На следующую ночь Федюшку мобилизовали в засаду. Теперь чекисты ловили главаря бандеровцев по кличке Учитель, который, как донесла разведка, ожидался в гости к зазнобе. Ястребов затаился в кустах близ хаты, сжимая ППШ, и вглядывался в кромешную тьму. На крыше время от времени чокал аист. Вдруг послышался шорох. Мимо пробежала собака, и тотчас раздался лай. По этому злобному, остерегающему лаю хозяин собаки понял, кто ждёт его прежде подружки, и от расставленной ловушки улизнул.
Та командировка изрядно затянулась, но свою главную задачу Ястребов всё-таки выполнил. Не найдя намеченных свидетелей, он отыскал других, и их показаний вполне хватило, чтобы оправдать подозреваемого, которому грозила «высшая мера».

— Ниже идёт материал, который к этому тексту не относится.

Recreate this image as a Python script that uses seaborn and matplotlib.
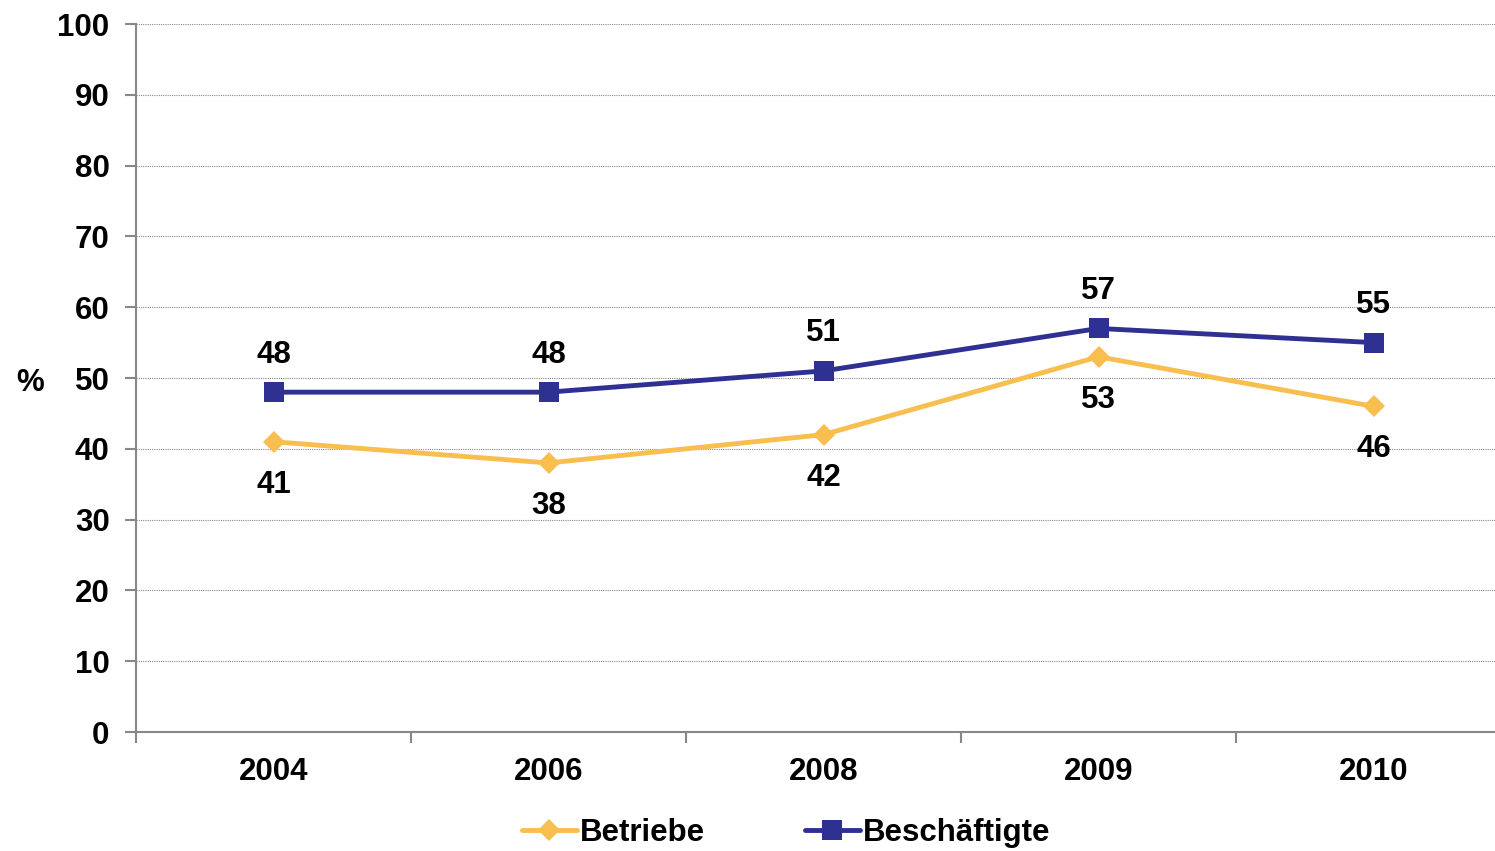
import matplotlib
matplotlib.use("Agg")
import matplotlib.pyplot as plt
import seaborn as sns
import pandas as pd
import numpy as np

years = ["2004", "2006", "2008", "2009", "2010"]
betriebe = [41, 38, 42, 53, 46]
beschaeftigte = [48, 48, 51, 57, 55]
series_names = ["Betriebe", "Beschäftigte"]
colors = {"Betriebe": "#F8BE50", "Beschäftigte": "#2E3192"}

sns.set_style("white")
plt.rcParams["font.family"] = ["Liberation Sans", "DejaVu Sans"]
plt.rcParams["font.weight"] = "bold"
plt.rcParams["text.color"] = "black"
plt.rcParams["axes.labelcolor"] = "black"
plt.rcParams["xtick.color"] = "black"
plt.rcParams["ytick.color"] = "black"

FS = 22.5

pos = np.arange(len(years))
df = pd.DataFrame({
    "pos": np.concatenate([pos, pos]),
    "value": betriebe + beschaeftigte,
    "series": [series_names[0]] * len(years) + [series_names[1]] * len(years),
})

fig = plt.figure(figsize=(14.95, 8.51), dpi=100)
left = 136 / 1495
bottom = (851 - 732) / 851
top = (851 - 24) / 851
ax = fig.add_axes([left, bottom, 1.0 - left, top - bottom])

sns.lineplot(data=df, x="pos", y="value", hue="series", style="series",
             hue_order=series_names, style_order=series_names,
             markers={"Betriebe": "D", "Beschäftigte": "s"}, dashes=False,
             palette=colors, linewidth=3.5, markeredgewidth=0, ax=ax,
             legend=False)
for line, name in zip(ax.lines, series_names):
    line.set_markersize(11 if name == "Betriebe" else 14)

ax.set_ylim(0, 100)
ax.set_xlim(-0.5, -0.5 + (1495 - 136) / 275)
ax.set_yticks(range(0, 101, 10))
ax.set_yticklabels([str(v) for v in range(0, 101, 10)], fontsize=FS, fontweight="bold")
ax.set_xticks(np.arange(-0.5, 4.0, 1.0))
ax.set_xticklabels([])
ax.set_xticks(pos, minor=True)
ax.set_xticklabels(years, minor=True, fontsize=FS, fontweight="bold")
ax.tick_params(axis="x", which="major", bottom=True, length=8, width=1.5, color="#888888", direction="out")
ax.tick_params(axis="x", which="minor", bottom=True, length=0, pad=18, labelcolor="black")
ax.tick_params(axis="y", left=True, length=8, width=1.5, color="#888888", direction="out", pad=11, labelcolor="black")
ax.grid(axis="y", linestyle=(0, (1, 1)), color="#888888", linewidth=0.8)
ax.set_axisbelow(True)
for s in ["top", "right"]:
    ax.spines[s].set_visible(False)
for s in ["left", "bottom"]:
    ax.spines[s].set_color("#888888")
    ax.spines[s].set_linewidth(1.5)
ax.set_xlabel("")
ax.set_ylabel("%", rotation=0, fontsize=FS, fontweight="bold", va="center", color="black")
ax.yaxis.set_label_coords(-0.078, 0.493)

for x, v in zip(pos, beschaeftigte):
    ax.annotate(str(v), (x, v), xytext=(0, 27), textcoords="offset points",
                ha="center", va="center", fontsize=FS, fontweight="bold", color="black")
for x, v in zip(pos, betriebe):
    ax.annotate(str(v), (x, v), xytext=(0, -31), textcoords="offset points",
                ha="center", va="center", fontsize=FS, fontweight="bold", color="black")

from matplotlib.lines import Line2D
handles = [
    Line2D([], [], color=colors["Betriebe"], marker="D", markersize=11, linewidth=3.5, markeredgewidth=0),
    Line2D([], [], color=colors["Beschäftigte"], marker="s", markersize=14, linewidth=3.5, markeredgewidth=0),
]
fig.legend(handles, series_names, loc="center", bbox_to_anchor=(786 / 1495, 1 - 833 / 851),
           ncol=2, frameon=False, prop={"size": FS, "weight": "bold"},
           handlelength=1.75, handletextpad=0.1, columnspacing=3.2, labelcolor="black")

fig.savefig("out.png", dpi=100)
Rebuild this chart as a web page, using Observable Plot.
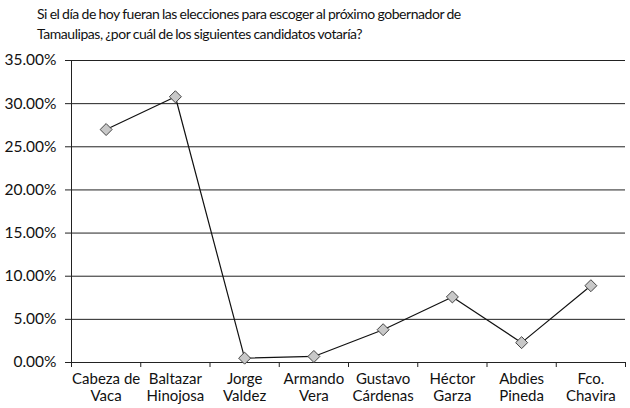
<!DOCTYPE html>
<html>
<head>
<meta charset="utf-8">
<script src="https://cdn.jsdelivr.net/npm/d3@7"></script>
<script src="https://cdn.jsdelivr.net/npm/@observablehq/plot@0.6"></script>
<style>
  html, body { margin: 0; padding: 0; background: #fff; }
  #wrap { position: relative; width: 630px; height: 408px; }
  #title { position: absolute; left: 37px; top: 4px; font-family: Lato, sans-serif; font-size: 14px; letter-spacing: -0.45px; word-spacing: -0.5px; line-height: 20px; color: #111; }
  svg { display: block; }
</style>
</head>
<body>
<div id="wrap">
  <div id="title">Si el día de hoy fueran las elecciones para escoger al próximo gobernador de<br>Tamaulipas, ¿por cuál de los siguientes candidatos votaría?</div>
</div>
<script>
const candidates = ["Cabeza de\nVaca", "Baltazar\nHinojosa", "Jorge\nValdez", "Armando\nVera", "Gustavo\nCárdenas", "Héctor\nGarza", "Abdies\nPineda", "Fco.\nChavira"];
const values = [27.0, 30.8, 0.5, 0.7, 3.8, 7.6, 2.3, 8.9];
const yTicks = [0, 5, 10, 15, 20, 25, 30, 35];

const data = candidates.map((name, i) => ({name, pos: i + 0.5, value: values[i]}));
const boundaries = d3.range(candidates.length + 1);

const chart = Plot.plot({
  width: 630,
  height: 408,
  marginLeft: 71,
  marginRight: 5,
  marginTop: 60,
  marginBottom: 46,
  style: {fontFamily: "Lato, sans-serif", fontSize: "15px", color: "#111", background: "#fff"},
  x: {type: "linear", domain: [0, candidates.length]},
  y: {domain: [0, 35]},
  marks: [
    Plot.ruleY(yTicks, {stroke: "#222", strokeWidth: 1}),
    Plot.ruleX([0], {y1: 0, y2: 35, stroke: "#222"}),
    Plot.axisY({ticks: yTicks, tickFormat: d => d.toFixed(2) + "%", tickSize: 6, tickPadding: 9, label: null, fontSize: 15.5, stroke: "#222"}),
    Plot.axisX({ticks: boundaries, tickFormat: () => "", tickSize: 5, label: null, stroke: "#222"}),
    Plot.axisX({ticks: data.map(d => d.pos), tickFormat: (d, i) => candidates[i], tickSize: 0, tickPadding: 9, label: null, fontSize: 15, lineHeight: 1.15}),
    Plot.line(data, {x: "pos", y: "value", stroke: "#111", strokeWidth: 1.2}),
    Plot.dot(data, {x: "pos", y: "value", symbol: "diamond2", r: 5.4, fill: "#c8c8c8", stroke: "#444", strokeWidth: 1})
  ]
});
document.getElementById("wrap").prepend(chart);
</script>
</body>
</html>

А бывал ли в подобных командировках следователь Абрамов? Этот вопрос я задал Фёдору Ивановичу уже в письме. Ястребов выразил сомнение: Абрамов после фронта всё ещё прихрамывал; ноги, перебитые разрывной пулей, не позволяли долгие марши...
Свидетельств дальних командировок Абрамова действительно нет. Но ведь Ястребов попал в Смерш весной 1944 года, когда Абрамов почти год прослужил там. Как раз на тот период приходится освобождение от оккупантов Брянской области, в лесах которой базировался тот самый партизанский отряд...
И ещё. В дневнике от конца января 1944 года Абрамов отмечает, что его захватила драматургия. В свободные минуты он читал – кто бы мог подумать! – норвежского драматурга Ибсена. Что читал, не упоминает – драмы ли на сюжеты скандинавских саг – «Бранд» или «Пер Гюнт»? или драмы социально-критического характера – «Кукольный дом», «Враг народа»? Но это не главное. Важно другое. Сюжет пьесы, которую Абрамов стал в результате разрабатывать, был о войне, о людях прифронтовой деревни, а потом, возможно, оккупированной, т. е. не исключено, находившейся в пределах той самой Брянской области, где он в ходе следствия мог побывать.
***
Служба в Смерш закончилась для Фёдора Абрамова осенью 1945 года. По ходатайству ректора ЛГУ его демобилизовали из армии, и он вернулся в Ленинград, чтобы закончить прерванную войной учёбу.
Но память о годах службы в военной контрразведке не оставляла его до конца дней. Он интересовался послевоенной судьбой сослуживцев и, узнавая о горьких, а подчас трагических финалах, вновь и вновь обращался к повествованию о войне.
ВМЕСТО ПОСЛЕСЛОВИЯ
Фёдор Абрамов На снимке запечатлены сотрудники Отдела контрразведки «Смерш» Беломорского военного округа, с которыми служил Ф. А. Абрамов. Снимок сделан в Петрозаводске весной 1947 года. Автор фото Ф. И. Ястребов. А вот его, Фёдора Ивановича, пояснения, сделанные 30 ноября 2009 года:
«Хочу заранее предупредить, что данные об этих сотрудниках я привожу по памяти, т. к. никогда не вёл дневниковых или каких-либо других записей. Однако постараюсь не ошибиться.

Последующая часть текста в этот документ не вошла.